Friday, August 15, 2014

The Walking Cure

 -- by Tom Phillips

                       “Sometimes I wonder what I’m a-gonna do,
                        But there ain’t no cure for the Summertime Blues.”
                                                                                    -- Eddie Cochran 

Ever since I was a teenager I have suffered from the Summertime Blues – the aimlessless, hopelessness, boredom and loneliness that result from long days of humid heat, and the collapse of the structures of ordinary time.  What are you going to do? 

This summer I stumbled on an answer.   Browsing in my favorite bookstore, the Labyrinth on 112th Street, I came across a new work by a French philosopher, Frederic Gros, called “A Philosophy of Walking.”   I’ve always been a walker – for transportation, exercise, and mental hygiene – but I never thought of this humble activity as a way of life, as a meaningful act in itself. 

Gros treats it that way. “Walking is not a sport,” he begins.  He writes about famous thinkers and writers for whom it was the essential activity:  Rousseau walked to recover his original, uncorrupted humanity;  Rimbaud walked to escape, to move on, to exhaust his body and mind.  Wordsworth walked to feel the natural rhythms of poetry.  Thoreau walked through the woods to simplify his existence, Nietzsche climbed mountains to drive his thought to its peaks.  Kant walked for discipline, and to relieve his constipation.  Gandhi walked for independence, for peace and freedom.    

Inspired, I tried organizing my life around walking.  And I found that three walks a day can relieve aimlessness, hopelessness, boredom and loneliness, and yield great benefits beyond. 


The bored person wanders around the house, wondering what to do. The walker, setting out, has nothing to do but walk, put one foot in front of the other, repeat and repeat.  The eyes no longer wonder or wander, they focus on the path, the surroundings.  The arms move in opposition to the feet, adding balance and momentum.  With trekking poles in hand, they also add propulsion.  Just by stepping out of the house and beginning to move, the walker has gone from aimlessness to purposeful activity. 

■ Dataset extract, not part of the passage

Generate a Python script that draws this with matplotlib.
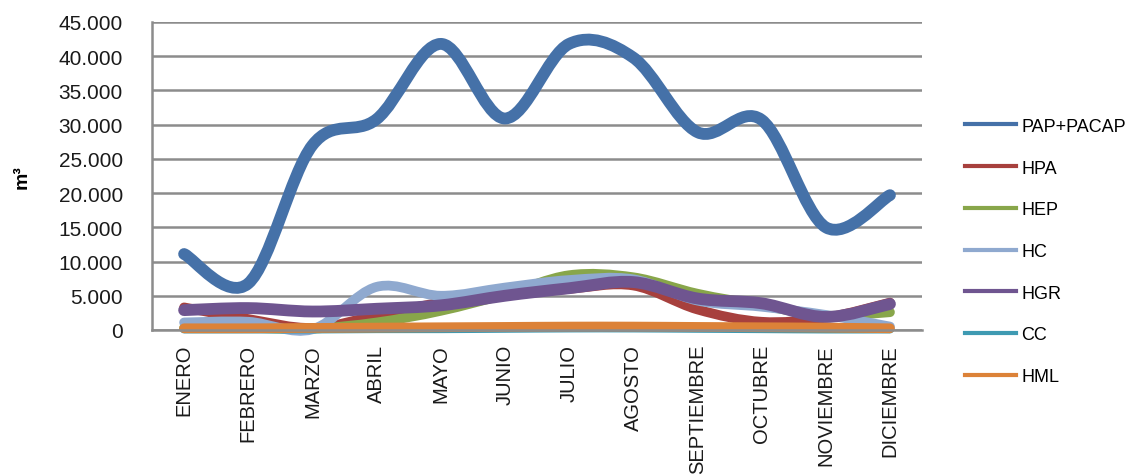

The fruits of walking are copious.  Besides the obvious benefits of exercise, structure and discipline, it can be the basis of social life.  Every day as I walk in my neighborhood, I meet people I know:  friends, neighbors, former colleagues, random people from the past.  These encounters are not fraught with expectation and dread, like a dinner party.  They’re spontaneous and unstructured; they last as long as both parties wish, and usually end in smiles or laughter.  Such meetings are a basic source of information in a neighborhood -- opportunities to trade news, jokes, opinions and concerns.  Recently I ran into a casual friend whose father had just died; he was distraught, and poured out feelings I had never known about.  These were not things he wanted to tell me personally.  He just wanted to talk to somebody, and there I was.   So now our friendship is a little less casual, at least on my side.    

Walking, as Gros demonstrates, can also be the basis of philosophy.  Some thinkers work hunched at a desk, poring over information.   Meditators focus their minds on one thing, or nothing, while seated immobile on a cushion.   But the best thought, he suggests, is meditation in action.  Walking doesn’t so much focus the mind as let it loose to play; it’s available, adventuring where it wants, following its own guide.  The result of deskbound study is often reflections on others’ reflections.  Seated meditation may produce blinding insight for the individual, but usually nothing new for humanity.  Walking outdoors yields the greatest intellectual treasures, the fruit of a mind stimulated by bodily action, combining thoughts, feelings, and impressions into original, new ideas.

Finally, walking is a social and political statement.   Riding in a taxi I feel a kinship with the elite of the city – in a hurry, places to go, people to see, deals to make.   Riding the subway I feel a kinship with the middle classes – schlepping, working, schlepping home again or out someplace.  On foot, I feel kinship with the poor, and the poorest.  The person who has nothing walks.  Gros calls this “the essential destitution of humankind.” 

I think of the “canners,” the guys who trudge the streets all day, collecting discarded cans and bottles.  At the end of a long day they walk bent over under a huge bag of containers, worth a few dollars at the few places that will redeem them.  These are their wages, and they’ll have to walk still farther to collect them.  

Walking is a protest, an act of solidarity with the poor.  It rejects and shames the culture of speed, technology, and violence that surrounds us.  Walking is slow, non-violent, and completely no-tech.   The walker has no barrier of metal between him and the world -- he’s completely vulnerable.  But walking is not for losers.  Gandhi walked the length and breadth of India, confounding the British superiority in speed, technology and violence.  Martin Luther King walked through the hostile south to shame racist America.  And they won their battles, though they paid with their lives.     

There is power in walking; it’s a human being’s most fundamental declaration of independence.  Anyone can walk, or at least anyone with two working legs.  A year ago I lost the use of one leg because of a ruptured spinal disk, the worst injury of my life.  A year later I still can’t run, jump or dance.  If you believe my neurologist, I may never run, jump or dance again.  But I can walk, and that makes all the difference.